Phillips first notes something coming at him on the ship’s radar. Beep beep, beep beep. ‘I don’t like the look of that,’ says Phillips. Just a beep but, such is Greengrass’s skill, your heart starts to pound. The pirates overcome the roaring seas and the ship’s hose system and board. Phillips, who will sit on his own abject terror until those last moments, instructs the crew to hide out in the engine room, but stays on the bridge, and behind his eyes you can see his brain ticking as it tries to work out: how do I take control of this?
Much of the interplay between characters comes in the form of tense confrontations, and interesting psychological games, between Phillips and the pirate leader, Muse, played by Barkhad Abdi.
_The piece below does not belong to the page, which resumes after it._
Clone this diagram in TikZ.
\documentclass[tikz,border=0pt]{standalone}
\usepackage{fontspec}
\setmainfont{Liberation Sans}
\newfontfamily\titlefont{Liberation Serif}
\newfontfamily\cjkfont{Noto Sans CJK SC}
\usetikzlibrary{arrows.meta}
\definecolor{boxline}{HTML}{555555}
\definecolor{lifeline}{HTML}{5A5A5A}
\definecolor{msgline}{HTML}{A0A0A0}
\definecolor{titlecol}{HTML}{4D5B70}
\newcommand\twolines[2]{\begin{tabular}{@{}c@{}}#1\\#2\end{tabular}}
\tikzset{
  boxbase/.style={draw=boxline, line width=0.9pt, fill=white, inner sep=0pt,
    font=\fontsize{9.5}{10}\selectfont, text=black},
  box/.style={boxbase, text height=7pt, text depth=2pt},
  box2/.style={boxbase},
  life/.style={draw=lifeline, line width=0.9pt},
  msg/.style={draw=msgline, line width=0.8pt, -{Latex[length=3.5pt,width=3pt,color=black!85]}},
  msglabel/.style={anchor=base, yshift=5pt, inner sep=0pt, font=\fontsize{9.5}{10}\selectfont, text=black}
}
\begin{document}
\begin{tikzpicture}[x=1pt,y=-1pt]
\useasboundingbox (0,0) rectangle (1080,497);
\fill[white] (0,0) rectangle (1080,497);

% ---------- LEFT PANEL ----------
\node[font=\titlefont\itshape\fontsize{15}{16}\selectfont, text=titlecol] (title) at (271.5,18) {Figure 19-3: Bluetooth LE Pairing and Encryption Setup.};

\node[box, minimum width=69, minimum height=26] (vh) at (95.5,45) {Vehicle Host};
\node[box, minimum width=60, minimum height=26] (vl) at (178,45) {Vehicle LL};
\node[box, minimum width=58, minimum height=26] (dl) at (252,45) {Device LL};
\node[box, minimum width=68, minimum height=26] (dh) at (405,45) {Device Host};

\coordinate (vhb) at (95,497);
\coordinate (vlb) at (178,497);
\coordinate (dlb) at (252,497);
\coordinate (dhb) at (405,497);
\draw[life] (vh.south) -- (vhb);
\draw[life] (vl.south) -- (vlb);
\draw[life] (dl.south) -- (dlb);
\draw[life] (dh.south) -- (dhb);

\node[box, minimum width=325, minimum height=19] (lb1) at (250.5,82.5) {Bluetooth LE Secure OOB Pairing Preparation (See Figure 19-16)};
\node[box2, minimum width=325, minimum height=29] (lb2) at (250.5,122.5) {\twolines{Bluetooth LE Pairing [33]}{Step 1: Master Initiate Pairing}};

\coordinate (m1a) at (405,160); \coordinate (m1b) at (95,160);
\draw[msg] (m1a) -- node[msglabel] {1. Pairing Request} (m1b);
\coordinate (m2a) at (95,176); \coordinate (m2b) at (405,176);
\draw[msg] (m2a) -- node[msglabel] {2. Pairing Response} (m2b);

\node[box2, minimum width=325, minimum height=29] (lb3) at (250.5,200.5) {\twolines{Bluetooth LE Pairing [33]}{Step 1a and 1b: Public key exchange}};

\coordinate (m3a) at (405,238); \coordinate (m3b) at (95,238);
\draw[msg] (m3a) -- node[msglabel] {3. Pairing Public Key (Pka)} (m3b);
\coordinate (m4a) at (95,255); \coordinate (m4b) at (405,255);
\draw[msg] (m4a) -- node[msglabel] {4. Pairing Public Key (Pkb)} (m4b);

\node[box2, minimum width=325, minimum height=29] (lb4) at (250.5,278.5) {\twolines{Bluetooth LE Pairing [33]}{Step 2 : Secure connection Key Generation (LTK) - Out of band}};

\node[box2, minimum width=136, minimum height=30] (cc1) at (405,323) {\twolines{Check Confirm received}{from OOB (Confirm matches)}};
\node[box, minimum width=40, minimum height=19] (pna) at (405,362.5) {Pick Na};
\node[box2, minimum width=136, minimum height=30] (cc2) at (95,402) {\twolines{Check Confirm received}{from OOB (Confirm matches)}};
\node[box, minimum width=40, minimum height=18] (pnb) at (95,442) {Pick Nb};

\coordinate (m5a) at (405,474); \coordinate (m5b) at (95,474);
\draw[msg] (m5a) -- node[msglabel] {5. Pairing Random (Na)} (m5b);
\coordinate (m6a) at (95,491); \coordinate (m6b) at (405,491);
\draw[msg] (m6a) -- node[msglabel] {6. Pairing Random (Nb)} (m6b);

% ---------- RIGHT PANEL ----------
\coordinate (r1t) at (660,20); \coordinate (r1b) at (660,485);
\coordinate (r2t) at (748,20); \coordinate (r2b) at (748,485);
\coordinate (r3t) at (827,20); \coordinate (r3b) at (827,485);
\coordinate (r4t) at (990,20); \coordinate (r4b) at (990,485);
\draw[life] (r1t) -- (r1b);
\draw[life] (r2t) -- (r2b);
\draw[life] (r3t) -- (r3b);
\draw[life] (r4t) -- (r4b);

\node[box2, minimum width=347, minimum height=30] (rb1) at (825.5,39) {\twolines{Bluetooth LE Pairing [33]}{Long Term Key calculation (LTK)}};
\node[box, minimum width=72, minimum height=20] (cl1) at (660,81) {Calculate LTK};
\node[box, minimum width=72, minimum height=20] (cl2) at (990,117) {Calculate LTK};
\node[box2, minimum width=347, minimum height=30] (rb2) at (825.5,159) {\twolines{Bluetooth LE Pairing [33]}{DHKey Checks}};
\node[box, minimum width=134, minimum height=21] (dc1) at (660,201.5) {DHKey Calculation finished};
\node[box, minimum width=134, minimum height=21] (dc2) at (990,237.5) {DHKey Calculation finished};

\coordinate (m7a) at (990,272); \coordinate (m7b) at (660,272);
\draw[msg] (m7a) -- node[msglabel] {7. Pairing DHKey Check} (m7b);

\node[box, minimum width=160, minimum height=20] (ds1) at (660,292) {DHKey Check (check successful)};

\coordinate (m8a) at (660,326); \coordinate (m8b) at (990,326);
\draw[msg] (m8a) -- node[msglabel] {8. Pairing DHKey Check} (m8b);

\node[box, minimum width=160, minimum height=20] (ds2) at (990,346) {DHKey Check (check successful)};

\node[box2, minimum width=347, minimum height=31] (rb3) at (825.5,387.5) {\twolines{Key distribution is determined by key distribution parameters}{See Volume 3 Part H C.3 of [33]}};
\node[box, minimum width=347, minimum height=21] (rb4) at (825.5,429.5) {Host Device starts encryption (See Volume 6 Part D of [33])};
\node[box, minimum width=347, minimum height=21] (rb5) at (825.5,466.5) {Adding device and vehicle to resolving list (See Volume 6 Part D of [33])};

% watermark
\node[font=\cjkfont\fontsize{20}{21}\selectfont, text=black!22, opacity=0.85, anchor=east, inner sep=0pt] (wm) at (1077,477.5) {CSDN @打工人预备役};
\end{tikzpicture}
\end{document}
Abdi, a Somali who had fled Somalia for America and was driving a limo in Minneapolis when Greengrass cast him, is a remarkable presence. With his skeletal head and khat-stained teeth, he exudes menace but, at the same time, allows us to sense his underlying humanity. You feel both his violence and his desperation. The film doesn’t make geopolitical points as such, and doesn’t ever ask us to sympathise with the pirates but, still, we do understand why their lives are a tragedy, and what has brought them to this place.
This is, I suppose, just another ‘ordinary guy caught in extraordinary circumstances’ film, but it is handled with such brilliance, and performed with such brilliance, and filmed with such brilliance — from nervy hand-held shots to aerial views of the huge, rolling sea — it never seems like a cliché. And although the Navy Seal rescue is quite something, it’s Captain Phillips, suddenly registering all he has endured, that will remain in the mind. Tom Hanks has to be one of the greatest actors alive, plus we’d follow him anywhere, and do. If the pirates had captured Ashton Kutcher, say, would anyone have minded as much? No. Probably not.